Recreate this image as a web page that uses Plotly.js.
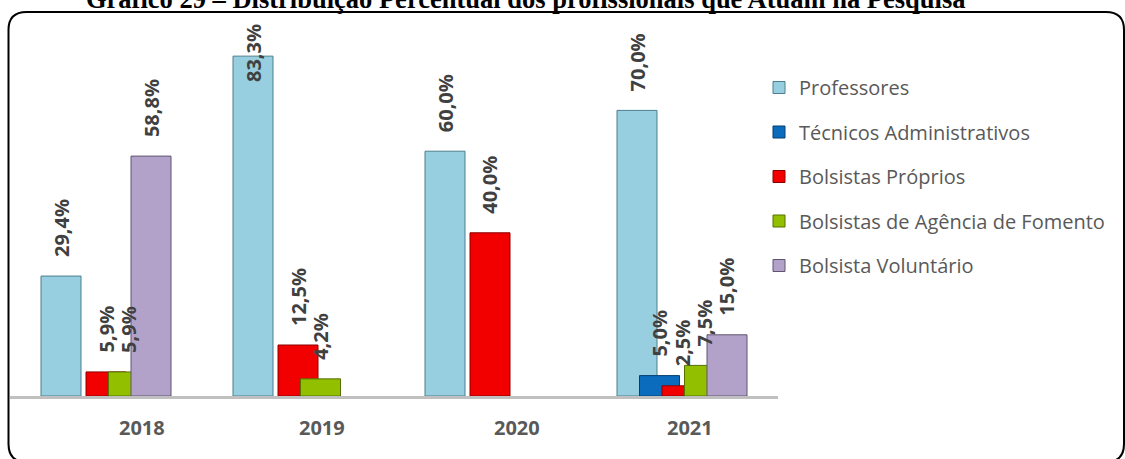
<!DOCTYPE html>
<html>
<head>
<meta charset="utf-8">
<script src="https://cdn.plot.ly/plotly-3.0.1.min.js"></script>
<style>
  html, body { margin: 0; padding: 0; background: #ffffff; }
  #chart { width: 1125px; height: 459px; }
</style>
</head>
<body>
<div id="chart"></div>
<script>
// ---- data ----
const categories = ['2018', '2019', '2020', '2021'];
const seriesNames = ['Professores', 'Técnicos Administrativos', 'Bolsistas Próprios',
                     'Bolsistas de Agência de Fomento', 'Bolsista Voluntário'];
const professores        = [29.4, 83.3, 60.0, 70.0];
const tecnicos           = [null, null, null, 5.0];
const bolsistasProprios  = [5.9, 12.5, 40.0, 2.5];
const bolsistasAgencia   = [5.9, 4.2, null, 7.5];
const bolsistaVoluntario = [58.8, null, null, 15.0];
const titleText = 'Gráfico 29 – Distribuição Percentual dos profissionais que Atuam na Pesquisa';

// ---- styles / layout constants ----
const seriesValues = [professores, tecnicos, bolsistasProprios, bolsistasAgencia, bolsistaVoluntario];
const fills = ['#97cfe0', '#0b6cbd', '#f20000', '#92c000', '#b2a2c9'];
const edges = ['#4d7f8e', '#063f70', '#8a0000', '#557000', '#5f5470'];
const W = 1125, H = 459, ML = 10, PW = 768, MT = 15, MB = 63;
const MR = W - ML - PW, PH = H - MT - MB;
const YMAX = PH / 4.08;
const unitPx = PW / categories.length;
const barW = 40 / unitPx, slot = 22.5 / unitPx;
const yearShift = [36, 24, 27, 8];
const px2x = p => (p - ML) / PW;
const px2y = p => (H - MB - p) / PH;
const fmt = v => v.toFixed(1).replace('.', ',') + '%';

const traces = seriesValues.map((vals, i) => ({
  type: 'bar',
  name: seriesNames[i],
  x: categories,
  y: vals,
  width: barW,
  offset: (i - 2) * slot - barW / 2,
  marker: { color: fills[i], line: { color: edges[i], width: 1 } },
  legendgroup: 'g' + i,
  hoverinfo: 'skip'
}));

const annotations = [];
const labelFont = { family: 'Open Sans', size: 20, color: '#404040', weight: 'bold' };
seriesValues.forEach((vals, i) => {
  vals.forEach((v, c) => {
    if (v === null) return;
    const txt = fmt(v);
    const textLen = txt.length * 11.6;
    const barTopPx = MT + (YMAX - v) / YMAX * PH;
    const topPx = barTopPx - 17 - textLen;
    const a = {
      x: c + (i - 2) * slot, xref: 'x', text: txt, textangle: -90,
      showarrow: false, font: labelFont, xanchor: 'center'
    };
    if (topPx < 22) {
      a.yref = 'paper'; a.y = px2y(22); a.yanchor = 'top';
    } else {
      a.yref = 'y'; a.y = v; a.yshift = 17; a.yanchor = 'bottom';
    }
    annotations.push(a);
  });
});
categories.forEach((cat, c) => {
  annotations.push({
    x: c, xref: 'x', xshift: yearShift[c], y: px2y(427.5), yref: 'paper',
    yanchor: 'middle', xanchor: 'center', showarrow: false, text: cat,
    font: { family: 'Open Sans', size: 20, color: '#595959', weight: 'bold' }
  });
});
annotations.push({
  x: px2x(525), xref: 'paper', y: px2y(-1), yref: 'paper', xanchor: 'center', yanchor: 'middle',
  showarrow: false, text: titleText,
  font: { family: 'Liberation Serif', size: 26.5, color: '#000000', weight: 'bold' }
});

// rounded frame
function framePath(x0, y0, x1, y1, r) {
  const X = px2x, Y = px2y;
  return 'M' + X(x0 + r) + ',' + Y(y0) +
    ' L' + X(x1 - r) + ',' + Y(y0) +
    ' Q' + X(x1) + ',' + Y(y0) + ' ' + X(x1) + ',' + Y(y0 + r) +
    ' L' + X(x1) + ',' + Y(y1 - r) +
    ' Q' + X(x1) + ',' + Y(y1) + ' ' + X(x1 - r) + ',' + Y(y1) +
    ' L' + X(x0 + r) + ',' + Y(y1) +
    ' Q' + X(x0) + ',' + Y(y1) + ' ' + X(x0) + ',' + Y(y1 - r) +
    ' L' + X(x0) + ',' + Y(y0 + r) +
    ' Q' + X(x0) + ',' + Y(y0) + ' ' + X(x0 + r) + ',' + Y(y0) + ' Z';
}

const layout = {
  width: W, height: H,
  margin: { l: ML, r: MR, t: MT, b: MB },
  paper_bgcolor: '#ffffff', plot_bgcolor: 'rgba(0,0,0,0)',
  barmode: 'overlay',
  showlegend: true,
  legend: {
    x: px2x(759), y: px2y(68), xanchor: 'left', yanchor: 'top',
    traceorder: 'grouped', tracegroupgap: 15.5,
    font: { family: 'Open Sans', size: 20, color: '#595959' },
    bgcolor: 'rgba(0,0,0,0)'
  },
  xaxis: {
    type: 'category', range: [-0.5, categories.length - 0.5],
    showticklabels: false, ticks: '', showgrid: false, zeroline: false,
    showline: true, linecolor: '#c0c0c0', linewidth: 3, fixedrange: true
  },
  yaxis: {
    range: [0, YMAX], visible: false, showgrid: false, zeroline: false, fixedrange: true
  },
  annotations: annotations,
  shapes: [{
    type: 'path', xref: 'paper', yref: 'paper',
    path: framePath(8.5, 12, 1124, 462, 18),
    line: { color: '#000000', width: 2 }, fillcolor: 'rgba(0,0,0,0)', layer: 'below'
  }]
};

Plotly.newPlot('chart', traces, layout, { displayModeBar: false, staticPlot: true });
</script>
</body>
</html>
---*---
> _Task brief_: Leave out the pictures and retype every line above exactly.

> _The response_:
Recreate this image as a web page that uses Plotly.js.
<!DOCTYPE html>
<html>
<head>
<meta charset="utf-8">
<script src="https://cdn.plot.ly/plotly-3.0.1.min.js"></script>
<style>
  html, body { margin: 0; padding: 0; background: #ffffff; }
  #chart { width: 1125px; height: 459px; }
</style>
</head>
<body>
<div id="chart"></div>
<script>
// ---- data ----
const categories = ['2018', '2019', '2020', '2021'];
const seriesNames = ['Professores', 'Técnicos Administrativos', 'Bolsistas Próprios',
                     'Bolsistas de Agência de Fomento', 'Bolsista Voluntário'];
const professores        = [29.4, 83.3, 60.0, 70.0];
const tecnicos           = [null, null, null, 5.0];
const bolsistasProprios  = [5.9, 12.5, 40.0, 2.5];
const bolsistasAgencia   = [5.9, 4.2, null, 7.5];
const bolsistaVoluntario = [58.8, null, null, 15.0];
const titleText = 'Gráfico 29 – Distribuição Percentual dos profissionais que Atuam na Pesquisa';

// ---- styles / layout constants ----
const seriesValues = [professores, tecnicos, bolsistasProprios, bolsistasAgencia, bolsistaVoluntario];
const fills = ['#97cfe0', '#0b6cbd', '#f20000', '#92c000', '#b2a2c9'];
const edges = ['#4d7f8e', '#063f70', '#8a0000', '#557000', '#5f5470'];
const W = 1125, H = 459, ML = 10, PW = 768, MT = 15, MB = 63;
const MR = W - ML - PW, PH = H - MT - MB;
const YMAX = PH / 4.08;
const unitPx = PW / categories.length;
const barW = 40 / unitPx, slot = 22.5 / unitPx;
const yearShift = [36, 24, 27, 8];
const px2x = p => (p - ML) / PW;
const px2y = p => (H - MB - p) / PH;
const fmt = v => v.toFixed(1).replace('.', ',') + '%';

const traces = seriesValues.map((vals, i) => ({
  type: 'bar',
  name: seriesNames[i],
  x: categories,
  y: vals,
  width: barW,
  offset: (i - 2) * slot - barW / 2,
  marker: { color: fills[i], line: { color: edges[i], width: 1 } },
  legendgroup: 'g' + i,
  hoverinfo: 'skip'
}));

const annotations = [];
const labelFont = { family: 'Open Sans', size: 20, color: '#404040', weight: 'bold' };
seriesValues.forEach((vals, i) => {
  vals.forEach((v, c) => {
    if (v === null) return;
    const txt = fmt(v);
    const textLen = txt.length * 11.6;
    const barTopPx = MT + (YMAX - v) / YMAX * PH;
    const topPx = barTopPx - 17 - textLen;
    const a = {
      x: c + (i - 2) * slot, xref: 'x', text: txt, textangle: -90,
      showarrow: false, font: labelFont, xanchor: 'center'
    };
    if (topPx < 22) {
      a.yref = 'paper'; a.y = px2y(22); a.yanchor = 'top';
    } else {
      a.yref = 'y'; a.y = v; a.yshift = 17; a.yanchor = 'bottom';
    }
    annotations.push(a);
  });
});
categories.forEach((cat, c) => {
  annotations.push({
    x: c, xref: 'x', xshift: yearShift[c], y: px2y(427.5), yref: 'paper',
    yanchor: 'middle', xanchor: 'center', showarrow: false, text: cat,
    font: { family: 'Open Sans', size: 20, color: '#595959', weight: 'bold' }
  });
});
annotations.push({
  x: px2x(525), xref: 'paper', y: px2y(-1), yref: 'paper', xanchor: 'center', yanchor: 'middle',
  showarrow: false, text: titleText,
  font: { family: 'Liberation Serif', size: 26.5, color: '#000000', weight: 'bold' }
});

// rounded frame
function framePath(x0, y0, x1, y1, r) {
  const X = px2x, Y = px2y;
  return 'M' + X(x0 + r) + ',' + Y(y0) +
    ' L' + X(x1 - r) + ',' + Y(y0) +
    ' Q' + X(x1) + ',' + Y(y0) + ' ' + X(x1) + ',' + Y(y0 + r) +
    ' L' + X(x1) + ',' + Y(y1 - r) +
    ' Q' + X(x1) + ',' + Y(y1) + ' ' + X(x1 - r) + ',' + Y(y1) +
    ' L' + X(x0 + r) + ',' + Y(y1) +
    ' Q' + X(x0) + ',' + Y(y1) + ' ' + X(x0) + ',' + Y(y1 - r) +
    ' L' + X(x0) + ',' + Y(y0 + r) +
    ' Q' + X(x0) + ',' + Y(y0) + ' ' + X(x0 + r) + ',' + Y(y0) + ' Z';
}

const layout = {
  width: W, height: H,
  margin: { l: ML, r: MR, t: MT, b: MB },
  paper_bgcolor: '#ffffff', plot_bgcolor: 'rgba(0,0,0,0)',
  barmode: 'overlay',
  showlegend: true,
  legend: {
    x: px2x(759), y: px2y(68), xanchor: 'left', yanchor: 'top',
    traceorder: 'grouped', tracegroupgap: 15.5,
    font: { family: 'Open Sans', size: 20, color: '#595959' },
    bgcolor: 'rgba(0,0,0,0)'
  },
  xaxis: {
    type: 'category', range: [-0.5, categories.length - 0.5],
    showticklabels: false, ticks: '', showgrid: false, zeroline: false,
    showline: true, linecolor: '#c0c0c0', linewidth: 3, fixedrange: true
  },
  yaxis: {
    range: [0, YMAX], visible: false, showgrid: false, zeroline: false, fixedrange: true
  },
  annotations: annotations,
  shapes: [{
    type: 'path', xref: 'paper', yref: 'paper',
    path: framePath(8.5, 12, 1124, 462, 18),
    line: { color: '#000000', width: 2 }, fillcolor: 'rgba(0,0,0,0)', layer: 'below'
  }]
};

Plotly.newPlot('chart', traces, layout, { displayModeBar: false, staticPlot: true });
</script>
</body>
</html>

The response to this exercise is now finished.